**To do:** Print the listing from its top line through the line containing "const colors = ['#646464', '#7f7f7f', '#b9b9b9'];", nothing more, and leave out the pictures.

::::

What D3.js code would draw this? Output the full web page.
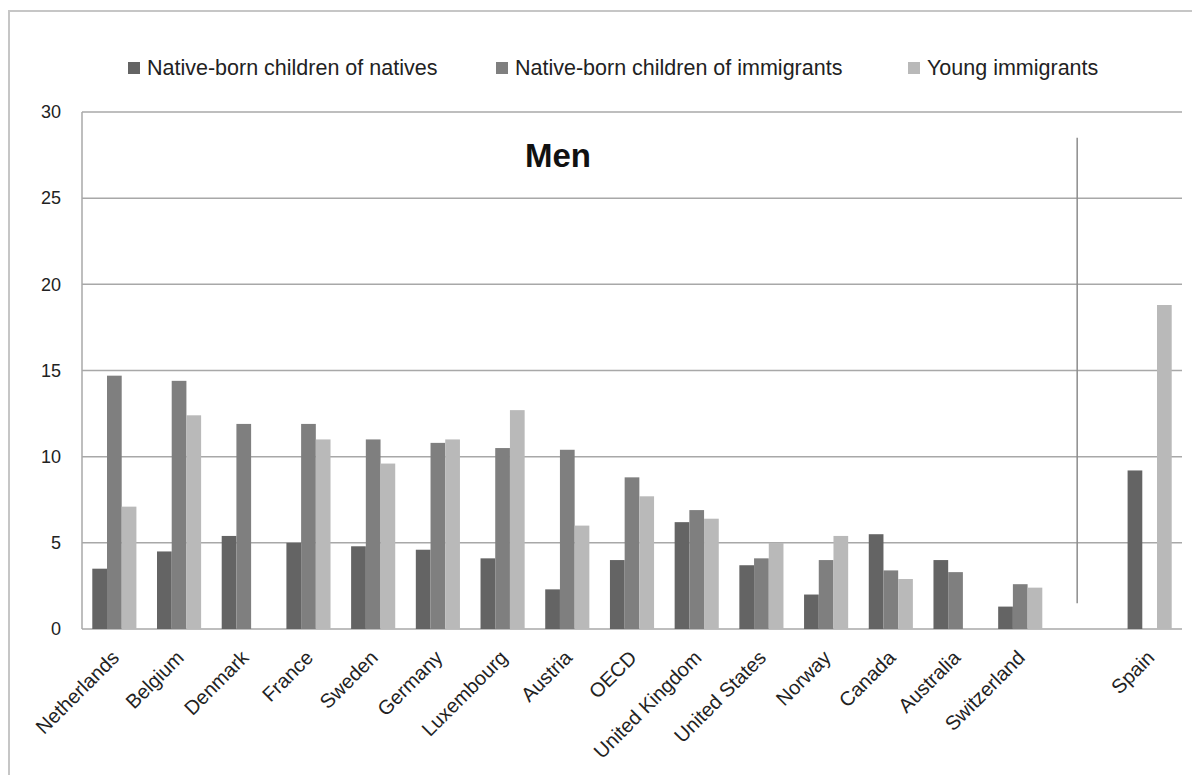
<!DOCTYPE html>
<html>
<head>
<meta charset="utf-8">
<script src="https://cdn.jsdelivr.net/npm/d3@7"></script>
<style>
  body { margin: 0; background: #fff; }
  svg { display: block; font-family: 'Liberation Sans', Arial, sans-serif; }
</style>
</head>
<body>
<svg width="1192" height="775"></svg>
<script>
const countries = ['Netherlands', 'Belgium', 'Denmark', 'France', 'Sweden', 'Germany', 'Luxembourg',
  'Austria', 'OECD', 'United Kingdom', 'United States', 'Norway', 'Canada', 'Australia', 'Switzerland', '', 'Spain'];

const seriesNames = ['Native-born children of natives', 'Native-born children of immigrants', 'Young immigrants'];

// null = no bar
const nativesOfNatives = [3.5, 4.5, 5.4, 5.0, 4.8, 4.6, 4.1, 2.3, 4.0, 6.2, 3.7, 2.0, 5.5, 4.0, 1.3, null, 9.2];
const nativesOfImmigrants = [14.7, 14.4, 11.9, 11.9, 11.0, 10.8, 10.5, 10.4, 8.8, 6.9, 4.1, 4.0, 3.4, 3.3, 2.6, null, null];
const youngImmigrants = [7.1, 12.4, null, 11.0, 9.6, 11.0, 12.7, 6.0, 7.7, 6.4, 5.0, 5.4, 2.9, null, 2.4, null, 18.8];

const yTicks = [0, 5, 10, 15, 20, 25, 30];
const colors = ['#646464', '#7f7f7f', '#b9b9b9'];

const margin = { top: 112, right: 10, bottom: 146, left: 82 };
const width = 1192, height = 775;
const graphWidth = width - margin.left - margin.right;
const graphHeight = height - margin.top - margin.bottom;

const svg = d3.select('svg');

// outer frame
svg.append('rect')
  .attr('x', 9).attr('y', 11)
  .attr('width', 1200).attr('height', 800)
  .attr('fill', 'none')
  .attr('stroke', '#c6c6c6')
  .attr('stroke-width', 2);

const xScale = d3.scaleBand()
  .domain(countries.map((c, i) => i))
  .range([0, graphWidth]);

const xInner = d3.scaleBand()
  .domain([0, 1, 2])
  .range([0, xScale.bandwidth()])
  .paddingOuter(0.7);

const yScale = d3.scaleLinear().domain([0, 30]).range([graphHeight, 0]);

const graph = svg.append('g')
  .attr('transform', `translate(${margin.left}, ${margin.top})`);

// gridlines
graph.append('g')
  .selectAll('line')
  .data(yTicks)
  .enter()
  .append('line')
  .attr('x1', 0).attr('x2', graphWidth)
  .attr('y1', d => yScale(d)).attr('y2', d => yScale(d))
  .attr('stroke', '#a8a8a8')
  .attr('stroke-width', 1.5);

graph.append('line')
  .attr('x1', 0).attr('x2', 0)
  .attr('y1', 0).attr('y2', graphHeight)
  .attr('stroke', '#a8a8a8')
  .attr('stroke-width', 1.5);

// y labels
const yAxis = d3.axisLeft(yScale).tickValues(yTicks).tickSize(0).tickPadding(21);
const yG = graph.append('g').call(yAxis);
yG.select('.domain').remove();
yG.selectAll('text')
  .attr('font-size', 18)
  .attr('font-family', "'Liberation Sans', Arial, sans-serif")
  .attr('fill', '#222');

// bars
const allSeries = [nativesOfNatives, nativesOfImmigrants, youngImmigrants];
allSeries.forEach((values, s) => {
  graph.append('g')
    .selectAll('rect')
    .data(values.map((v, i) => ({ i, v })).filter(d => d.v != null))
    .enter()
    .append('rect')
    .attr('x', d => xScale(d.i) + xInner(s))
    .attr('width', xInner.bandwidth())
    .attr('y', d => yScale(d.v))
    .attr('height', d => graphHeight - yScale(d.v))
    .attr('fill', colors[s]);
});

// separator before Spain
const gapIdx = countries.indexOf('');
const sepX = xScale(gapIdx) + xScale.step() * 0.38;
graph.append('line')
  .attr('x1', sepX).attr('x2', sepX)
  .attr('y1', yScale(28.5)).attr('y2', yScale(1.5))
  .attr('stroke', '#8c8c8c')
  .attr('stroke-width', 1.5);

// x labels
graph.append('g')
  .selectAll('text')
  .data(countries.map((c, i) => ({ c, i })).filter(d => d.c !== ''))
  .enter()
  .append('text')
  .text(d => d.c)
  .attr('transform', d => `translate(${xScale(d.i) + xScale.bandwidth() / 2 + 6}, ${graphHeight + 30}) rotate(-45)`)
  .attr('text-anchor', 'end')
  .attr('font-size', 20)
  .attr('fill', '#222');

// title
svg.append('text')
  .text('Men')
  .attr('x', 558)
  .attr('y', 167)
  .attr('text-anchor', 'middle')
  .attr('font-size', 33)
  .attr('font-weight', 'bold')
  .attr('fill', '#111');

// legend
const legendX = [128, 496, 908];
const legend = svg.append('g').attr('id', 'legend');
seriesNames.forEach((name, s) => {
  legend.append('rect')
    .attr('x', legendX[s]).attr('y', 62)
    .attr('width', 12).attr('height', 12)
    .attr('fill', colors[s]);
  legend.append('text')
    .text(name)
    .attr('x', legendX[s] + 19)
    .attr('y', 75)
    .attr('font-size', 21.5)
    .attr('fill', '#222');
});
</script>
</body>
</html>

::::

**Finished task:**
What D3.js code would draw this? Output the full web page.
<!DOCTYPE html>
<html>
<head>
<meta charset="utf-8">
<script src="https://cdn.jsdelivr.net/npm/d3@7"></script>
<style>
  body { margin: 0; background: #fff; }
  svg { display: block; font-family: 'Liberation Sans', Arial, sans-serif; }
</style>
</head>
<body>
<svg width="1192" height="775"></svg>
<script>
const countries = ['Netherlands', 'Belgium', 'Denmark', 'France', 'Sweden', 'Germany', 'Luxembourg',
  'Austria', 'OECD', 'United Kingdom', 'United States', 'Norway', 'Canada', 'Australia', 'Switzerland', '', 'Spain'];

const seriesNames = ['Native-born children of natives', 'Native-born children of immigrants', 'Young immigrants'];

// null = no bar
const nativesOfNatives = [3.5, 4.5, 5.4, 5.0, 4.8, 4.6, 4.1, 2.3, 4.0, 6.2, 3.7, 2.0, 5.5, 4.0, 1.3, null, 9.2];
const nativesOfImmigrants = [14.7, 14.4, 11.9, 11.9, 11.0, 10.8, 10.5, 10.4, 8.8, 6.9, 4.1, 4.0, 3.4, 3.3, 2.6, null, null];
const youngImmigrants = [7.1, 12.4, null, 11.0, 9.6, 11.0, 12.7, 6.0, 7.7, 6.4, 5.0, 5.4, 2.9, null, 2.4, null, 18.8];

const yTicks = [0, 5, 10, 15, 20, 25, 30];
const colors = ['#646464', '#7f7f7f', '#b9b9b9'];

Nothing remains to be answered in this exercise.